基于特征变换的自监督单目热图像深度估计
Self-Supervised Depth Estimation of Monocular Thermal Images based on Feature Transformation
-
摘要: 基于编码-解码结构的自监督热图像深度估计在弱光场景中展现出了较高的准确性和可靠性. 然而, 受到热图像自身的物理特性(如较低的信噪比和有限的对比度)的影响, 基于编码-解码结构的热图像深度估计方法在网络训练过程中既难以生成有效的监督信号, 又难以准确地识别远距离信息, 从而影响深度图的精度. 针对上述问题, 提出一种基于特征变换的自监督单目热图像深度估计方法. 首先对编码器提取的原始热图像特征进行变换, 并通过线性组合得到不确定特征图, 增强网络对特征的敏感度, 提高模型在弱光场景下的鲁棒性; 然后设计一个归一化模块用于优化解码器, 以便更好地利用特征信息生成高质量的深度图. 最后, 在ViViD++数据集上与现有经典方法进行对比, 实验结果表明所提方法的绝对误差降低了12%, 相对误差降低了10%, 均方根误差降低了11%; 因此, 所提方法具有较高的准确率, 不仅能够提高深度图的质量, 还表现出较好的鲁棒性.Abstract: Self-supervised depth estimation of thermal images based on the encoding-decoding structure has demonstrated high accuracy and reliability in complex scenes. However, due to the physical limitations of thermal images, such as low signal-to-noise ratio and limited contrast, thermal image depth estimation methods based on the encoder-decoder structure face challenges in generating effective supervisory signals during network training and accurately identifying long-distance information, affecting the precision of the depth map. To address these issues, we proposed a novel self-supervised monocular depth estimation method based on feature transformation. The core idea is an encoding-decoding structure based on feature transformation.

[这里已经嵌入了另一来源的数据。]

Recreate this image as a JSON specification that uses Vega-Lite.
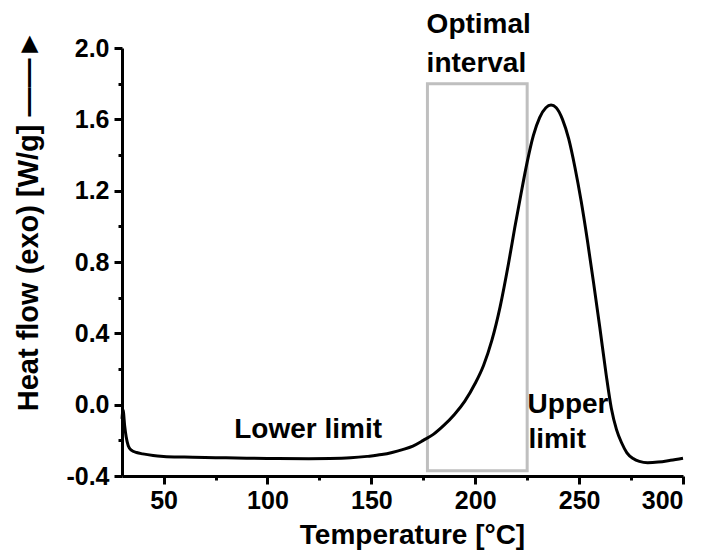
{
  "$schema": "https://vega.github.io/schema/vega-lite/v6.json",
  "width": 561,
  "height": 428,
  "autosize": "none",
  "padding": {"left": 122, "top": 48, "right": 24, "bottom": 74},
  "background": "white",
  "config": {
    "view": {"stroke": null},
    "font": "Liberation Sans",
    "axis": {
      "grid": false,
      "domainColor": "black",
      "domainWidth": 3,
      "tickColor": "black",
      "tickWidth": 3,
      "labelFont": "Liberation Sans",
      "labelFontWeight": "bold",
      "labelFontSize": 25,
      "labelColor": "black",
      "titleFont": "Liberation Sans",
      "titleFontWeight": "bold",
      "titleFontSize": 28,
      "titleColor": "black"
    }
  },
  "datasets": {
    "curve": [
      {"t": 30, "h": -0.08}, {"t": 30.5, "h": -0.03}, {"t": 31.3, "h": -0.12}, {"t": 32, "h": -0.18},
      {"t": 33, "h": -0.23}, {"t": 34.5, "h": -0.255}, {"t": 37, "h": -0.268}, {"t": 40, "h": -0.276},
      {"t": 45, "h": -0.285}, {"t": 50, "h": -0.29}, {"t": 60, "h": -0.294}, {"t": 75, "h": -0.297},
      {"t": 90, "h": -0.3}, {"t": 105, "h": -0.302}, {"t": 120, "h": -0.303}, {"t": 130, "h": -0.302},
      {"t": 140, "h": -0.298}, {"t": 148, "h": -0.29}, {"t": 155, "h": -0.28}, {"t": 160, "h": -0.268},
      {"t": 165, "h": -0.252}, {"t": 170, "h": -0.232}, {"t": 175, "h": -0.2}, {"t": 180, "h": -0.165},
      {"t": 185, "h": -0.115}, {"t": 190, "h": -0.055}, {"t": 195, "h": 0.02}, {"t": 200, "h": 0.12},
      {"t": 204, "h": 0.22}, {"t": 208, "h": 0.36}, {"t": 212, "h": 0.55}, {"t": 216, "h": 0.79},
      {"t": 219, "h": 0.99}, {"t": 222, "h": 1.18}, {"t": 225, "h": 1.36}, {"t": 228, "h": 1.51},
      {"t": 231, "h": 1.61}, {"t": 234, "h": 1.665}, {"t": 236.5, "h": 1.68}, {"t": 239, "h": 1.665},
      {"t": 242, "h": 1.6}, {"t": 245, "h": 1.49}, {"t": 248, "h": 1.33}, {"t": 251, "h": 1.14},
      {"t": 254, "h": 0.92}, {"t": 257, "h": 0.68}, {"t": 260, "h": 0.43}, {"t": 263, "h": 0.17},
      {"t": 265.5, "h": -0.02}, {"t": 268, "h": -0.14}, {"t": 270.5, "h": -0.215}, {"t": 273, "h": -0.27},
      {"t": 276, "h": -0.302}, {"t": 279, "h": -0.318}, {"t": 283, "h": -0.325}, {"t": 288, "h": -0.322},
      {"t": 294, "h": -0.312}, {"t": 300, "h": -0.3}
    ],
    "box": [{"t": 177, "t2": 225, "h": -0.37, "h2": 1.8}],
    "notes": [
      {"t": 84, "h": -0.187, "text": "Lower limit"},
      {"t": 225.2, "h": -0.045, "text": "Upper"},
      {"t": 225.6, "h": -0.243, "text": "limit"},
      {"t": 176.6, "h": 2.085, "text": "Optimal"},
      {"t": 176.6, "h": 1.866, "text": "interval"}
    ]
  },
  "encoding": {
    "x": {
      "field": "t",
      "type": "quantitative",
      "scale": {"domain": [30, 300], "nice": false, "zero": false},
      "axis": {
        "title": "Temperature [°C]",
        "values": [50, 75, 100, 125, 150, 175, 200, 225, 250, 275, 300],
        "labelExpr": "datum.value % 50 == 0 ? datum.label : ''",
        "tickSize": {"condition": {"test": "datum.value % 50 != 0", "value": 4}, "value": 8},
        "labelPadding": 4,
        "titleX": 290,
        "titleY": 67,
        "titleAlign": "center",
        "titleBaseline": "alphabetic"
      }
    },
    "y": {
      "field": "h",
      "type": "quantitative",
      "scale": {"domain": [-0.4, 2.0], "nice": false, "zero": false},
      "axis": {
        "title": "Heat flow (exo) [W/g]  ——►",
        "values": [-0.4, -0.2, 0, 0.2, 0.4, 0.6, 0.8, 1.0, 1.2, 1.4, 1.6, 1.8, 2.0],
        "labelExpr": "round(datum.value*10) % 4 == 0 ? replace(format(datum.value, '.1f'), '\u2212', '-') : ''",
        "tickSize": {"condition": {"test": "round(datum.value*10) % 4 != 0", "value": 4}, "value": 8},
        "labelPadding": 5,
        "titleAngle": -90,
        "titleFontSize": 29,
        "titleX": -85,
        "titleY": 172,
        "titleAlign": "center",
        "titleBaseline": "alphabetic"
      }
    }
  },
  "layer": [
    {
      "data": {"name": "box"},
      "mark": {"type": "rect", "filled": false, "color": "#bfbfbf", "strokeWidth": 3},
      "encoding": {"x2": {"field": "t2"}, "y2": {"field": "h2"}}
    },
    {
      "data": {"name": "curve"},
      "mark": {"type": "line", "color": "black", "strokeWidth": 3, "interpolate": "monotone"}
    },
    {
      "data": {"name": "notes"},
      "mark": {"type": "text", "align": "left", "baseline": "alphabetic", "font": "Liberation Sans", "fontSize": 28, "fontWeight": "bold", "color": "black"},
      "encoding": {"text": {"field": "text"}}
    }
  ]
}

First, the raw thermal image features extracted by the encoder are transformed and linearly combined to produce an uncertain feature map, enhancing the network’s sensitivity to features and improving the model’s adaptability to complex scenes. Then, this study designed a new normalization module to optimize the decoder for effectively utilizing feature information and generating high-quality depth maps. we tested the proposed method on the ViViD++ dataset and compared it with state-of-the-art methods. Experimental results show that the proposed method reduces the absolute error by 12%, the relative error by 10%, and the root mean square error by 11%. As a result, we can conclude that the proposed method has high accuracy, not only improving the quality of depth maps but also exhibiting strong robustness.